# Head shots



## Tim/Robin (Dec 2, 2009)

Its been ages since the ol' camera was out. Here are some head shots of a few of the tortoises. These are less than perfect photos but they are all from within the cages so the lighting is oddly colored. We are much less inclined to take photos now that its wintertime . 

This is Dexter. He is a 10 y.o. marginated.






Beautiful Bella. She's a spider (arachnoides) tortoise. 





This is Molly. She looked cute sleeping with her nose pointed up. She's a great egg-layer for us! She's also a spider.





One of our Egyptian tortoises named Tortelini. Cutest little faces.





This is Willow. She is a Homes hingeback. 





And save the best for last (Robin's opinion) the planicauda. This is Pepita.


----------



## Candy (Dec 2, 2009)

Mine too Tim. I'm right along with Robin on that one. I just can't get over that tortoise. I love when you post pictures of them they're incredible. I almost wish I had one. Maybe for Christmas....yeah right.  I also love the Hingeback are they as hard as they say they are to keep? Do they live the same way as the Redfoots do?


----------



## dreadyA (Dec 2, 2009)

my my...those are just beautiful! Your hinge back is goregous.


----------



## Kayti (Dec 2, 2009)

Oh man, your Egyptian tortoise is _smiling_. These pictures are so amazing!


----------



## Isa (Dec 3, 2009)

Super nice pictures Tim & Robin!! I love face shots! Your tortoises are beautiful and I love their names


----------



## Stephanie Logan (Dec 3, 2009)

Yes, yes, ditto to all of the above! Tortelini is an especially wonderful name. And those huge, deep, dark eyes on your hingeback, just beautiful.

Even after only a few short months in the tortoise world, I am beginning to see the differences among different kinds of tortoises.
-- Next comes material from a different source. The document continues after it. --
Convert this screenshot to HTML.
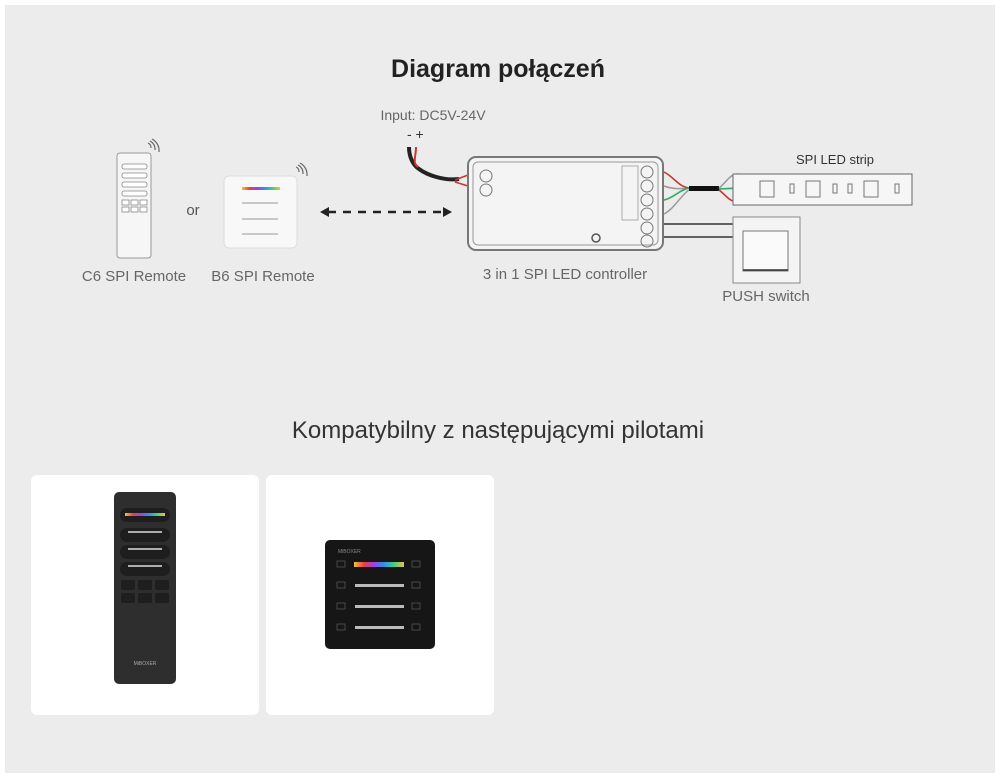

I actually just ordered a couple books from Amazon (one was written by a Mr. Pirog) so I can continue learning.

The "head shots" are wonderful--either you have a camera that works by itself or there is a talented photographer behind the lens.


----------



## Crazy1 (Dec 3, 2009)

Great pics Tim. I have a hard time picking the one I like best they are all so beautiful and photogenic. Congrats on a great looking group.


----------



## terryo (Dec 3, 2009)

I am in love with Molly. Your pictures, as usual, are wonderful!


----------



## gummybearpoop (Dec 4, 2009)

Wonderful pictures Tim & Robin. 

I was kinda dissappointed to see that you guys didn't submit a picture for the calendar contest. The calendar is missing a Pyxis tortoise!


----------



## Weloveourtortoise (Dec 5, 2009)

Great shots!! thank you for sharing and brightening my day!!!


----------



## Terri O (Dec 6, 2009)

Great pics! THanks--Terri O


----------



## tortoisenerd (Dec 6, 2009)

awww those are great photos


----------